Amélia of Orléans understood preservation as a form of resistance. Born into French royalty and married into Portuguese, she watched as republics replaced monarchies across Europe and recognized that the material culture of her world was fragile. By establishing the museum before the 1910 revolution, she ensured that the coaches survived the transition intact, protected by their status as cultural patrimony rather than royal property. The irony is rich: the vehicles that once carried kings through cheering crowds now belong to the republic that deposed them. Today the museum continues to evolve under new leadership, offering kitchen workshops and educational activities alongside its permanent collection — a working institution rather than a frozen shrine.
The National Coach Museum sits in the heart of Belém's cultural district, within walking distance of the Jerónimos Monastery, the Monument of the Discoveries, and the Tower of Belém. This concentration of museums and monuments along the Tagus waterfront makes Belém one of Lisbon's richest cultural corridors. The museum's location beside the Belém Palace — still the official residence of the Portuguese president — adds a layer of continuity: royal vehicles parked, in effect, where royal vehicles once departed. For visitors approaching by air, the museum's modernist pavilion provides an unexpected visual contrast to the limestone grandeur of the monastery nearby, a reminder that Lisbon's relationship with its past remains active and evolving.

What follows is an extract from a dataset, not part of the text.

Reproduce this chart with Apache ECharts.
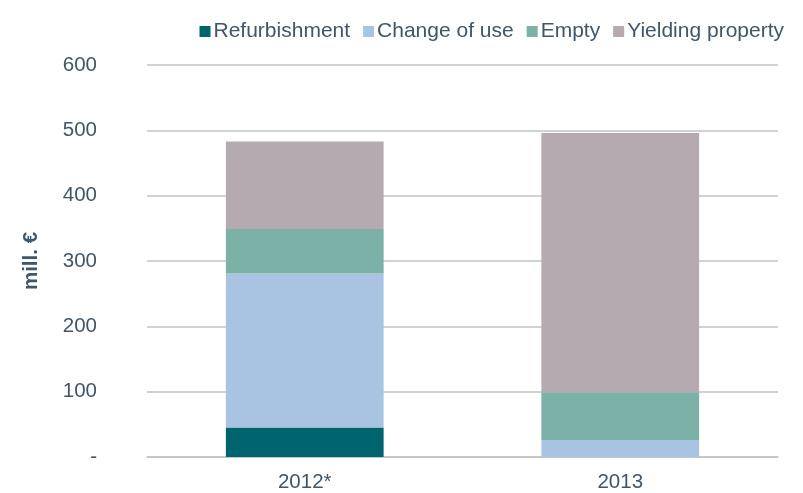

Located at 38.697°N, 9.200°W in the Belém district of western Lisbon, adjacent to the Belém Palace (Portuguese presidential residence). The modernist 2015 building is a rectangular concrete-and-glass structure visible from altitude, contrasting with the historic riding school across Avenida da Índia. Recommended viewing altitude: 2,000-3,000 ft. Part of the Belém waterfront cluster including the Jerónimos Monastery and Tower of Belém. Nearest airport: Lisbon/Humberto Delgado (LPPT) approximately 10 km east.